5. Het voorgaande leidt tot een verklaring voor recht en een veroordeling van [gedaagde 1] c.s. de muur af te breken zoals hierna weer te geven. Er is aanleiding de gevorderde dwangsom te matigen en te binden aan een maximum. Als de overwegend in het ongelijk gestelde partij zullen [gedaagde 1] c.s. de kosten van deze procedure moeten dragen.

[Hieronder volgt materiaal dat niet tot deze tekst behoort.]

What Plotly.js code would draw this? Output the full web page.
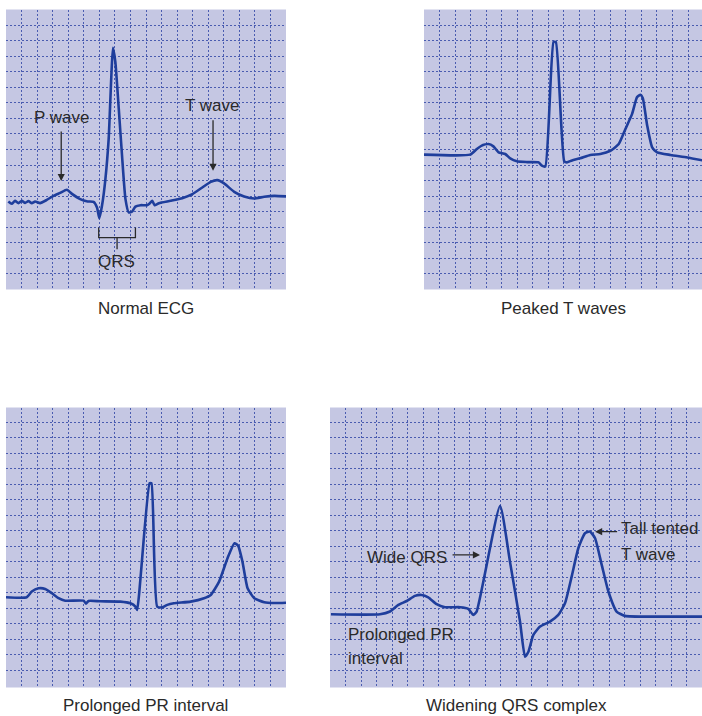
<!DOCTYPE html>
<html>
<head>
<meta charset="utf-8">
<script src="https://cdn.plot.ly/plotly-3.0.1.min.js"></script>
<style>
  html, body { margin: 0; padding: 0; background: #ffffff; }
  #chart { width: 702px; height: 716px; }
</style>
</head>
<body>
<div id="chart"></div>
<script>
// ---- Data (grid units: 1 unit = one small grid square) ----
const captions = ["Normal ECG", "Peaked T waves", "Prolonged PR interval", "Widening QRS complex"];

const normalX = [0.15,0.37,0.58,0.80,1.01,1.23,1.44,1.66,1.87,2.19,2.62,3.05,3.48,3.91,4.24,4.77,5.25,5.63,5.85,6.00,6.17,6.39,6.60,6.88,7.03,7.25,7.46,7.68,7.89,8.11,8.32,8.65,9.07,9.25,9.40,9.55,9.83,10.58,11.33,11.98,12.62,13.16,13.59,14.02,14.67,15.31,15.96,16.60,17.25,18.06];
const normalY = [5.66,5.51,5.70,5.55,5.70,5.57,5.68,5.55,5.66,5.55,5.76,6.02,6.21,6.41,6.15,5.81,5.66,5.63,5.27,4.58,5.38,7.10,9.68,15.53,14.62,11.61,8.60,5.81,4.95,5.01,5.33,5.42,5.42,5.55,5.70,5.42,5.55,5.70,5.87,6.13,6.56,6.92,7.03,6.82,6.28,5.98,5.85,5.96,6.02,5.98];

const peakedX = [0,2.97,3.40,3.72,4.15,4.47,4.80,5.23,5.55,5.98,6.62,7.38,7.59,7.81,8.34,8.49,9.03,9.20,9.53,10.06,10.71,11.35,12.00,12.54,12.97,13.40,13.72,13.94,14.09,14.37,14.69,15.01,15.87,16.95,17.94];
const peakedY = [8.67,8.67,9.03,9.25,9.35,9.20,8.82,8.71,8.43,8.24,8.19,8.17,7.96,7.91,15.91,15.91,8.24,8.17,8.30,8.43,8.65,8.71,8.92,9.35,10.32,11.29,12.37,12.52,12.30,10.54,9.14,8.82,8.65,8.49,8.30];

const prolongedX = [0,1.33,1.66,2.09,2.52,2.95,3.38,3.81,4.99,5.14,5.31,6.06,7.35,8.00,8.32,8.43,9.23,9.35,9.72,10.04,10.37,10.79,11.87,12.73,13.16,13.70,14.24,14.69,14.92,15.20,15.53,15.96,16.60,17.25,18.00];
const prolongedY = [5.72,5.72,6.09,6.30,6.26,5.98,5.66,5.50,5.50,5.31,5.48,5.46,5.44,5.33,5.12,4.90,13.08,13.08,5.12,5.07,5.23,5.33,5.44,5.66,5.87,6.73,8.24,9.20,9.05,8.02,6.30,5.66,5.40,5.35,5.37];

const wideX = [0.06,3.23,3.87,4.41,4.95,5.48,5.91,6.34,6.88,7.42,8.39,8.92,9.25,9.46,10.97,11.61,12.26,12.58,12.80,13.12,13.55,14.19,14.73,15.16,15.59,16.02,16.45,16.77,17.10,17.53,17.96,18.49,19.03,20.86,24.0];
const wideY = [4.62,4.62,4.80,5.23,5.48,5.81,5.87,5.72,5.27,5.08,5.08,4.97,4.58,4.80,11.61,8.02,4.15,1.89,2.21,3.29,3.83,4.15,4.58,5.33,7.05,8.88,9.85,9.96,9.53,7.81,6.09,4.80,4.52,4.47,4.47];

// ---- Styling ----
const BG = '#c5c7e3';
const GRID = '#4a5cb0';
const LINE = '#1f3e9c';
const TXT = '#2a2a2a';
const FONT = 'Liberation Sans, Arial, sans-serif';
const W = 702, H = 716;

function ticks(n) { const t = []; for (let i = 1; i < n; i++) t.push(i); return t; }
function ax(domain, range, n) {
  return {
    domain: domain, range: range, fixedrange: true,
    showticklabels: false, ticks: '', showline: false, zeroline: false,
    showgrid: true, gridcolor: GRID, gridwidth: 1, griddash: '2px,2px',
    tickmode: 'array', tickvals: ticks(n)
  };
}
function py(top, bottom) { return [1 - bottom / H, 1 - top / H]; }

const traceStyle = { mode: 'lines', line: { color: LINE, width: 2.6, shape: 'spline', smoothing: 0.5 }, hoverinfo: 'skip', showlegend: false };
const data = [
  Object.assign({ x: normalX, y: normalY, xaxis: 'x', yaxis: 'y' }, traceStyle),
  Object.assign({ x: peakedX, y: peakedY, xaxis: 'x2', yaxis: 'y2' }, traceStyle),
  Object.assign({ x: prolongedX, y: prolongedY, xaxis: 'x3', yaxis: 'y3' }, traceStyle),
  Object.assign({ x: wideX, y: wideY, xaxis: 'x4', yaxis: 'y4' }, traceStyle)
];

function label(text, xref, yref, x, y, xanchor) {
  return { text: text, xref: xref, yref: yref, x: x, y: y, xanchor: xanchor || 'center', yanchor: 'middle',
           showarrow: false, borderpad: 0, font: { family: FONT, size: 17, color: TXT } };
}
function caption(text, xref, ypx) {
  return { text: text, xref: xref, yref: 'paper', x: 0.5, y: 1 - ypx / H, yanchor: 'middle', showarrow: false,
           font: { family: FONT, size: 17, color: TXT } };
}
function arrow(xref, yref, x, y, axv, ayv) {
  return { text: '', xref: xref, yref: yref, x: x, y: y, axref: xref, ayref: yref, ax: axv, ay: ayv,
           showarrow: true, arrowhead: 2, arrowsize: 1.1, arrowwidth: 1.3, arrowcolor: TXT, standoff: 0 };
}

const annotations = [
  // captions
  caption(captions[0], 'x domain', 308),
  caption(captions[1], 'x2 domain', 308),
  caption(captions[2], 'x3 domain', 705),
  caption(captions[3], 'x4 domain', 705),
  // panel 1
  label('P wave', 'x', 'y', 3.57, 11.08),
  arrow('x', 'y', 3.55, 6.97, 3.55, 10.26),
  label('T wave', 'x', 'y', 13.30, 11.83),
  arrow('x', 'y', 13.31, 7.63, 13.31, 10.97),
  label('QRS', 'x', 'y', 7.12, 1.83),
  // panel 4
  label('Wide QRS', 'x4', 'y4', 7.63, 8.31, 'right'),
  arrow('x4', 'y4', 9.68, 8.45, 7.81, 8.45),
  label('Tall tented', 'x4', 'y4', 18.72, 10.13, 'left'),
  label('T wave', 'x4', 'y4', 18.72, 8.45, 'left'),
  arrow('x4', 'y4', 17.10, 9.95, 18.62, 9.95),
  label('Prolonged PR', 'x4', 'y4', 1.12, 3.35, 'left'),
  label('interval', 'x4', 'y4', 1.12, 1.77, 'left')
];

const shapes = [
  { type: 'path', xref: 'x', yref: 'y', path: 'M5.96,3.98 L5.96,3.34 L8.32,3.34 L8.32,3.98 M7.14,3.34 L7.14,2.58',
    line: { color: TXT, width: 1.3 } }
];

const layout = {
  width: W, height: H,
  margin: { l: 0, r: 0, t: 0, b: 0, pad: 0 },
  paper_bgcolor: '#ffffff', plot_bgcolor: BG,
  showlegend: false,
  xaxis:  ax([6 / W, 286 / W], [0, 18], 18),
  yaxis:  ax(py(9.5, 289.5), [0, 18], 18),
  xaxis2: ax([424 / W, 1], [0, 17.9], 18),
  yaxis2: ax(py(9.5, 289.5), [0, 18], 18),
  xaxis3: ax([6 / W, 286 / W], [0, 18], 18),
  yaxis3: ax(py(407.5, 687.5), [-0.1, 17.96], 18),
  xaxis4: ax([330 / W, 1], [0, 24], 24),
  yaxis4: ax(py(407.5, 687.5), [-0.1, 17.96], 18),
  annotations: annotations,
  shapes: shapes
};

Plotly.newPlot('chart', data, layout, { staticPlot: true, displayModeBar: false });
</script>
</body>
</html>
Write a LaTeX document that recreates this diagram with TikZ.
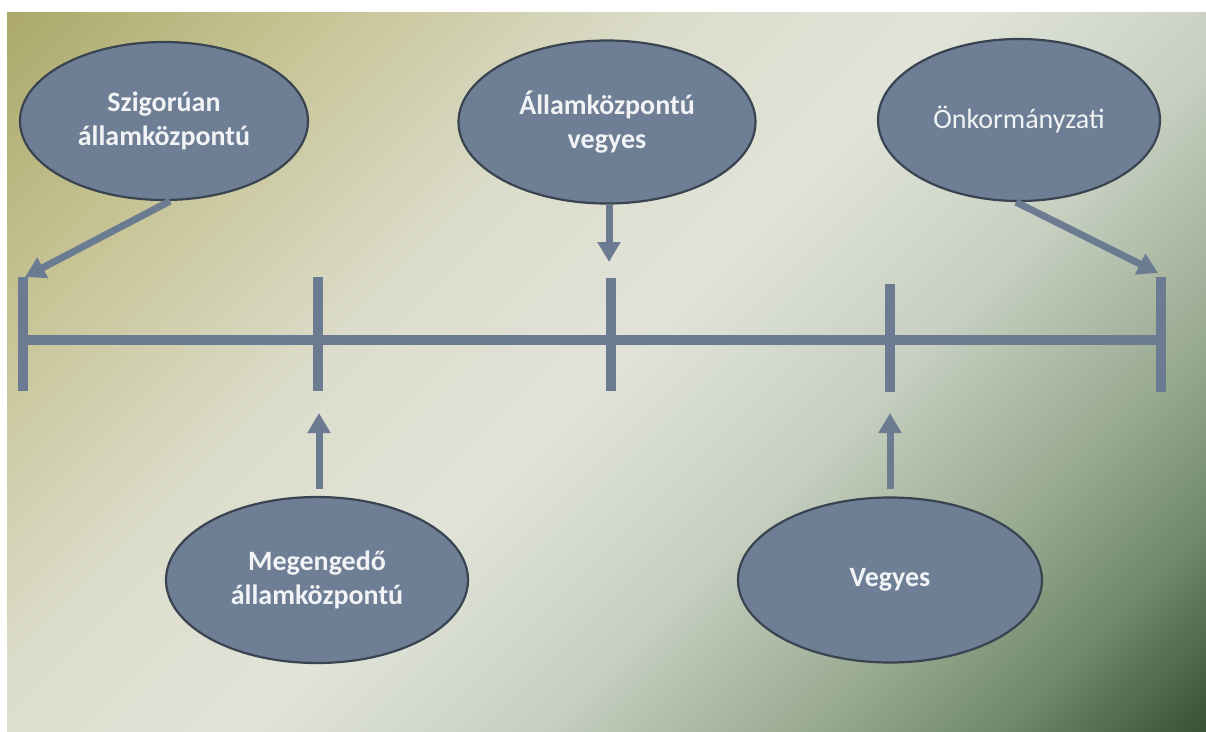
\documentclass[tikz,border=0pt]{standalone}
\usepackage{fontspec}
\setmainfont{Carlito}
\usetikzlibrary{shapes.geometric,arrows.meta}
\definecolor{bgA}{HTML}{ADAA6C}
\definecolor{bgB}{HTML}{C5C393}
\definecolor{bgC}{HTML}{DCDDCC}
\definecolor{bgD}{HTML}{E1E3D9}
\definecolor{bgE}{HTML}{C8D0C2}
\definecolor{bgF}{HTML}{98AA90}
\definecolor{bgG}{HTML}{6F896A}
\definecolor{bgH}{HTML}{3A5636}
\definecolor{ellfill}{HTML}{6D7E95}
\definecolor{elldraw}{HTML}{3A4450}
\definecolor{barcol}{HTML}{6B7B91}
\definecolor{txtcol}{HTML}{F2F3F5}
\pgfdeclarehorizontalshading{bgsh}{100bp}{color(0bp)=(bgA); color(15bp)=(bgA); color(25.5bp)=(bgB); color(39.5bp)=(bgC); color(50bp)=(bgD); color(60.5bp)=(bgE); color(71bp)=(bgF); color(78bp)=(bgG); color(85bp)=(bgH); color(100bp)=(bgH)}
\tikzset{
  oval/.style={ellipse, draw=elldraw, line width=2.2pt, fill=ellfill, inner sep=0pt,
    text=txtcol, font=\fontsize{28}{34}\selectfont\bfseries, align=center},
  bar/.style={draw=barcol, line width=10pt},
  arr/.style={draw=barcol, line width=7pt, -{Triangle[width=22pt,length=20pt]}}
}
\begin{document}
\begin{tikzpicture}[x=1pt,y=-1pt]
\useasboundingbox (0,0) rectangle (1206,731);
\fill[white] (0,0) rectangle (1206,731);
\shade[shading=bgsh, shading angle=-45] (7,12) rectangle (1206,731);
% timeline
\coordinate (L) at (23,340);
\coordinate (R) at (1161,340);
\coordinate (t1a) at (23,277); \coordinate (t1b) at (23,391);
\coordinate (t2a) at (318,277); \coordinate (t2b) at (318,391);
\coordinate (t3a) at (611,278); \coordinate (t3b) at (611,391);
\coordinate (t4a) at (890,284); \coordinate (t4b) at (890,392);
\coordinate (t5a) at (1161,277); \coordinate (t5b) at (1161,392);
\draw[bar] (L) -- (R);
\foreach \i in {1,...,5} { \draw[bar] (t\i a) -- (t\i b); }
% ovals
\node[oval, minimum width=288pt, minimum height=158pt] (e1) at (164,121) {Szigorúan\\államközpontú};
\node[oval, minimum width=297pt, minimum height=163pt] (e2) at (607,122) {Államközpontú\\vegyes};
\node[oval, minimum width=282pt, minimum height=162pt, font=\fontsize{28}{34}\selectfont] (e3) at (1019,120) {Önkormányzati};
\node[oval, minimum width=302pt, minimum height=166pt] (e4) at (317,580) {Megengedő\\államközpontú};
\node[oval, minimum width=304pt, minimum height=165pt] (e5) at (890,580) {Vegyes};
% arrows
\coordinate (a1) at (25,277);
\coordinate (a2) at (609,262);
\coordinate (a3) at (1158,273);
\coordinate (a4) at (319,413);
\coordinate (a5) at (890,413);
\draw[arr] ([xshift=6pt]e1.south) -- (a1);
\draw[arr] ([xshift=2pt]e2.south) -- (a2);
\draw[arr] ([xshift=-3pt]e3.south) -- (a3);
\draw[arr] ([xshift=2pt,yshift=7pt]e4.north) -- (a4);
\draw[arr] ([yshift=7pt]e5.north) -- (a5);
\end{tikzpicture}
\end{document}
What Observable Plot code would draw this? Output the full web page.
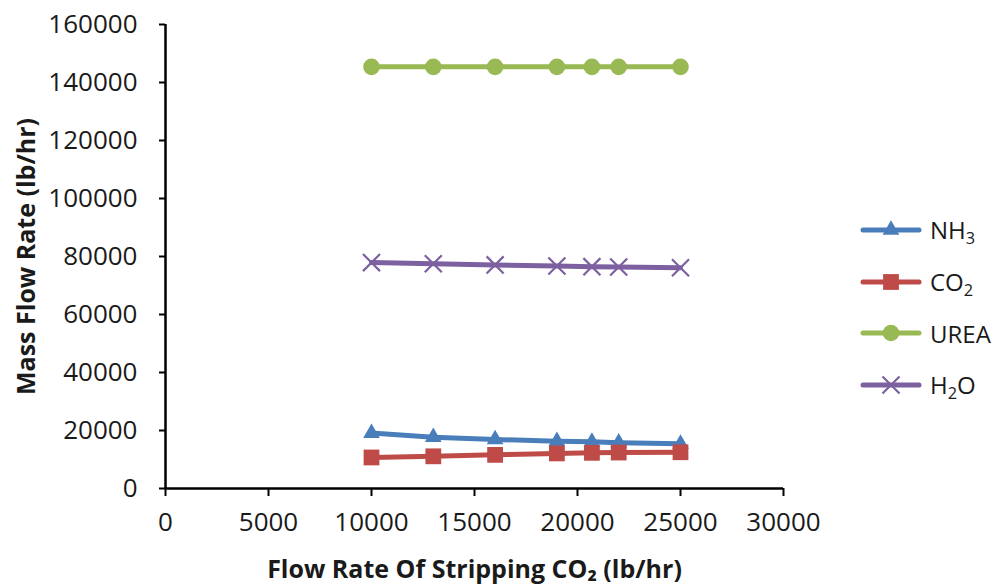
<!DOCTYPE html>
<html><head><meta charset="utf-8">
<script src="https://cdn.jsdelivr.net/npm/d3@7"></script>
<script src="https://cdn.jsdelivr.net/npm/@observablehq/plot@0.6"></script>
<style>
body{margin:0;background:#fff;font-family:"Open Sans",sans-serif;}
#wrap{position:relative;width:996px;height:586px;overflow:hidden;}
#legend{position:absolute;left:859px;top:204px;}
.row{display:flex;align-items:center;height:51.7px;font-size:24px;color:#1a1a1a;white-space:nowrap;}
.row svg{margin-right:7px;display:block}
.row sub{font-size:0.68em;vertical-align:-0.28em;line-height:0}
</style></head><body>
<div id="wrap"><div id="chart"></div><div id="legend"></div></div>
<script>
// Data
const flowCO2 = [10000, 13000, 16000, 19000, 20700, 22000, 25000];
const seriesNames = ["NH3", "CO2", "UREA", "H2O"];
const seriesLabels = ["NH<sub>3</sub>", "CO<sub>2</sub>", "UREA", "H<sub>2</sub>O"];
const nh3  = [19100, 17700, 16900, 16300, 16100, 15800, 15400];
const co2  = [10700, 11100, 11600, 12100, 12300, 12400, 12500];
const urea = [145400, 145400, 145400, 145400, 145400, 145400, 145400];
const h2o  = [77900, 77500, 77100, 76700, 76500, 76400, 76100];
const xTicks = [0, 5000, 10000, 15000, 20000, 25000, 30000];
const yTicks = [0, 20000, 40000, 60000, 80000, 100000, 120000, 140000, 160000];
const xTitle = "Flow Rate Of Stripping CO₂ (lb/hr)";
const yTitle = "Mass Flow Rate (lb/hr)";
const colors = ["#4A7EBB", "#BE4B48", "#98B954", "#7D60A0"];
const symbols = ["triangle", "square", "circle", "times"];
const radii = [6.2, 8.9, 8.3, 7.8];

const values = [nh3, co2, urea, h2o];
const rows = [];
seriesNames.forEach((s, i) => flowCO2.forEach((x, j) => rows.push({series: s, x, y: values[i][j]})));

const dotMarks = seriesNames.map((s, i) => {
  const data = rows.filter(d => d.series === s);
  if (symbols[i] === "times") {
    return Plot.dot(data, {x: "x", y: "y", symbol: () => "times", stroke: colors[i], strokeWidth: 2.2, r: radii[i]});
  }
  return Plot.dot(data, {x: "x", y: "y", symbol: () => symbols[i], fill: colors[i], stroke: "none", r: radii[i]});
});

const chart = Plot.plot({
  width: 850, height: 586,
  marginLeft: 165, marginRight: 67, marginTop: 24, marginBottom: 98,
  style: {fontFamily: "Open Sans, sans-serif", background: "white", color: "#1a1a1a", overflow: "visible"},
  x: {domain: [0, 30000]},
  y: {domain: [0, 160000]},
  symbol: {domain: ["triangle","square","circle","times"], range: ["triangle","square","circle","times"]},
  marks: [
    Plot.axisX({ticks: xTicks, tickSize: 8, tickPadding: 16, tickFormat: d => String(d), fontSize: 26, label: null, stroke: "black", strokeWidth: 2}),
    Plot.axisY({ticks: yTicks, tickSize: 6, tickPadding: 22, tickFormat: d => String(d), fontSize: 26, label: null, stroke: "black", strokeWidth: 2}),
    Plot.ruleX([0], {stroke: "black", strokeWidth: 2.5}),
    Plot.ruleY([0], {stroke: "black", strokeWidth: 2.5}),
    Plot.line(rows, {x: "x", y: "y", z: "series", stroke: d => colors[seriesNames.indexOf(d.series)], strokeWidth: 5, strokeLinejoin: "round", strokeLinecap: "round"}),
    ...dotMarks,
    Plot.text([yTitle], {frameAnchor: "left", textAnchor: "middle", rotate: -90, dx: -139, fontWeight: "bold", fontSize: 25, fill: "#1a1a1a"}),
    Plot.text([xTitle], {frameAnchor: "bottom", textAnchor: "middle", dy: 89, fontWeight: "bold", fontSize: 25, fill: "#1a1a1a"})
  ]
});
document.getElementById("chart").appendChild(chart);

// Legend
const legend = d3.select("#legend");
seriesNames.forEach((s, i) => {
  const row = legend.append("div").attr("class", "row");
  const svg = row.append("svg").attr("width", 64).attr("height", 24);
  svg.append("line").attr("x1", 4).attr("x2", 60).attr("y1", 12).attr("y2", 12)
    .attr("stroke", colors[i]).attr("stroke-width", 5).attr("stroke-linecap", "round");
  const symMap = {triangle: d3.symbolTriangle, square: d3.symbolSquare, circle: d3.symbolCircle, times: d3.symbolTimes};
  const p = svg.append("path").attr("transform", "translate(32,12)")
    .attr("d", d3.symbol(symMap[symbols[i]], Math.PI * radii[i] * radii[i])());
  if (symbols[i] === "times") p.attr("fill", "none").attr("stroke", colors[i]).attr("stroke-width", 2.2);
  else p.attr("fill", colors[i]);
  row.append("span").html(seriesLabels[i]);
});
</script>
</body></html>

verklaart voor recht dat de breedte van het voet- en kruipad zoals beschreven in de op 19 oktober 1971 gevestigde erfdienstbaarheid ten behoeve van het perceel [adres] te [woonplaats] en ten laste van het perceel [adres] te [woonplaats] aan de achterzijde van het laatst genoemde perceel tenminste 1.535 meter bedraagt en dat [gedaagde 1] c.s. bij de plaatsing van de muur de genoemde breedte niet hebben geëerbiedigd,
veroordeelt [gedaagde 1] c.s. hoofdelijk binnen vier weken na de betekening van dit vonnis, de op het voet- en kruipad geplaatste muur te verwijderen en verwijderd te houden en [eiser] aldus de vrije toegang te verschaffen over het genoemde pad, op straffe van verbeurte van een dwangsom van € 100,-- voor iedere dag of een gedeelte daarvan dat [gedaagde 1] c.s. in gebreke blijven aan deze veroordeling te voldoen, tot een maximum van € 10.000,-- en met machtiging voor [eiser] de op het voet- en kruippad geplaatste muur op kosten van [gedaagde 1] c.s. te
(doen) verwijderen,
veroordeelt [gedaagde 1] c.s. in de kosten van deze procedure, tot op heden aan de zijde van [eiser] bepaald op € 1.459,60, waarvan € 329,60 wegens verschotten en € 1.130,-- voor salaris,
verklaart de veroordelingen uitvoerbaar bij voorraad,
ontzegt het meer en anders gevorderde.
Dit vonnis is gewezen door mr. D. van Driel van Wageningen en uitgesproken in het openbaar op woensdag 9 november 2005.